Uhlmann: Als Kettcar angefangen haben, spielten sie als Support für Bad Religion. Die waren vorher irgendwo in der italienischen Provinz unterwegs. Eines Tages sagte der Bassist: „Ich will einen Cheeseburger.“ Die Tourmanagerin so: „Wir sind in Italien, hier gibt es wirklich gutes Essen, das mit dem Cheeseburger könnte schwierig werden.“ Der Bassist so: „Ist mir egal. Ich will einen Cheeseburger.“ Sie stellt  also mitten in der Pampa einen Cheeseburger auf, legt den in seine Garderobe – dann geht jemand von der Crew vorbei, denkt, „Oh, ein Cheeseburger“, und snackt den weg. Der Bassist hat geweint.
Oehmke: Kids, ich muss zum Zug. Nach Bonn, zu meinen Eltern. Der Vater von Bick war übrigens dort „Spiegel“-Redakteur. Der hat das Bonner Büro geleitet.

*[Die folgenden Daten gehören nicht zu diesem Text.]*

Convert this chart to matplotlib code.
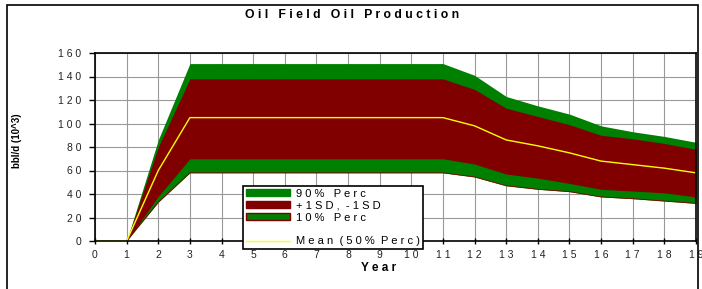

Stuckrad-Barre: Es war wahrscheinlich etwas aufregender, damals das Bonner Büro zu leiten als heute.
Uhlmann: Ob es das noch gibt?
Oehmke: Nee, ich bin neulich an der Adresse vorbeigegangen. Ist weg.
Stuckrad-Barre: Wäre großartig, wenn es das noch geben würde. Wenn da einfach noch einer sitzen würde, den sie komplett vergessen haben, und so vor sich hinleitet.